Abstract

This article investigates how necessity is ‘done’ and ‘negotiated’ in Finnish well-to-do households’ domestic practices and asks whether and how households are engaged in sustainable practices. The main research material consists of 14 in-depth interviews. In this study, necessities are viewed as something that householders perceive they ‘cannot manage without’ in their normal domestic daily life. At collective level, necessity is considered to construct ‘expectation horizons’: what is considered normal for people to have and to desire and how to live their lives normally within a certain socio-economic frame. With a novel theoretical approach, this article views necessity through three kinds of agentic capacities: distributed agency in the material world, socio-cultural surroundings and mental and bodily dispositions. This article contributes to the ongoing discussion on the problematics of rising living standards and household sustainability efforts.

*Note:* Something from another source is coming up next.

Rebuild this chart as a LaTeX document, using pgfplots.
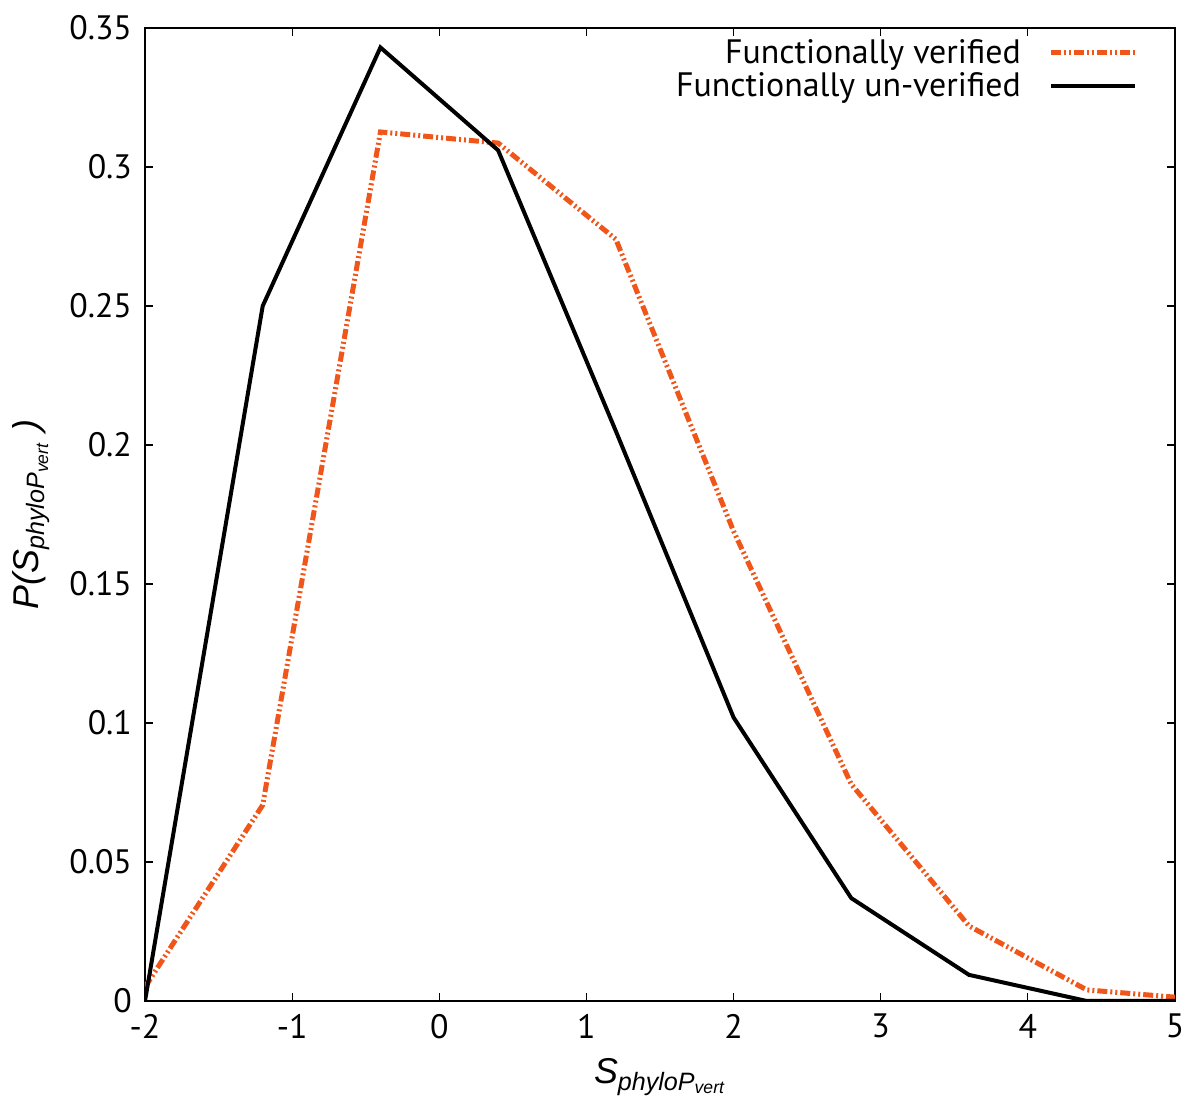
\documentclass[border=0pt]{standalone}
\usepackage{fontspec}
\setmainfont{PT Sans}
\newfontfamily\arialf{Liberation Sans}
\usepackage{pgfplots}
\pgfplotsset{compat=1.18}
\definecolor{verified}{RGB}{240,85,25}
\begin{document}
\begin{tikzpicture}
\useasboundingbox (-72.5bp,-58bp) rectangle (527.5bp,500.5bp);
\begin{axis}[
    at={(0,0)}, anchor=south west,
    scale only axis,
    width=515bp, height=486.5bp,
    xmin=-2, xmax=5, ymin=0, ymax=0.35,
    xtick={-2,...,5},
    ytick={0,0.05,...,0.351},
    scaled y ticks=false,
    yticklabel style={/pgf/number format/fixed, /pgf/number format/precision=2},
    /pgf/number format/assume math mode=true,
    tick align=inside,
    major tick length=4bp,
    tick style={black, line width=0.6bp},
    axis line style={line width=1bp},
    ticklabel style={font=\fontsize{17}{19}\selectfont},
    xticklabel style={yshift=-3bp},
    yticklabel style={xshift=-3bp},
    xlabel={\arialf\itshape\fontsize{18}{21}\selectfont S\textsubscript{phyloP\textsubscript{vert}}},
    ylabel={\arialf\itshape\fontsize{18}{21}\selectfont P(S\textsubscript{phyloP\textsubscript{vert}} )},
    xlabel style={at={(0.5,0)}, anchor=center, yshift=-38bp},
    ylabel style={at={(0,0.5)}, anchor=center, yshift=57bp},
    legend style={draw=none, fill=none, at={(0.970,0.997)}, anchor=north east,
        font=\fontsize{17}{18}\selectfont, row sep=-1bp},
    legend cell align=right,
    legend plot pos=right,
    legend image code/.code={\path (0bp,0bp); \draw[#1] (12bp,0bp) -- (54bp,0bp);},
]
\addplot[verified, line width=2.5bp,
    dash pattern=on 5bp off 1.5bp on 1bp off 1.5bp on 1bp off 1.5bp]
    coordinates {
    (-2,0.005) (-1.2,0.0705) (-0.4,0.3126) (0.4,0.3086) (1.2,0.274)
    (2.0,0.169) (2.8,0.078) (3.6,0.027) (4.4,0.004) (5.2,0.0005)
    };
\addlegendentry{Functionally verified}
\addplot[black, line width=2bp] coordinates {
    (-2,0) (-1.2,0.25) (-0.4,0.343) (0.4,0.306) (1.2,0.205)
    (2.0,0.102) (2.8,0.037) (3.6,0.0094) (4.4,0) (5.2,0)
    };
\addlegendentry{Functionally un-verified}
\end{axis}
\end{tikzpicture}
\end{document}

The findings show that in carrying out daily life, the leeway provided by higher income and education collides with the internalised ethos of ‘not wasting’ (habitus), lack of seeing real possibilities and often blurred views of responsibilities and power to pursue sustainability. Sustainability is seen as distant to daily life and as an inconvenience that requires familiarisation, time and/or money. It also lacks practical meaning. Instead, domestic necessity contributes to personal and family well-being and effortlessness and straightforwardness in daily life. This article provides three key conclusions. First, any vision or innovation for pursuing sustainability is inadequate if it does not carry meaning in everyday functionality. Second, it is important to critically account for the ‘stickiness’ (capacities for resisting change) of non-negotiable parts of domestic practices with embedded consumption of materials, water and electricity; third, based on the previous two, research and policy should take seriously the difficulty of thinking or seeing outside of the ‘expectation horizons’ that incorporate the co-evolving aspirations and conventions.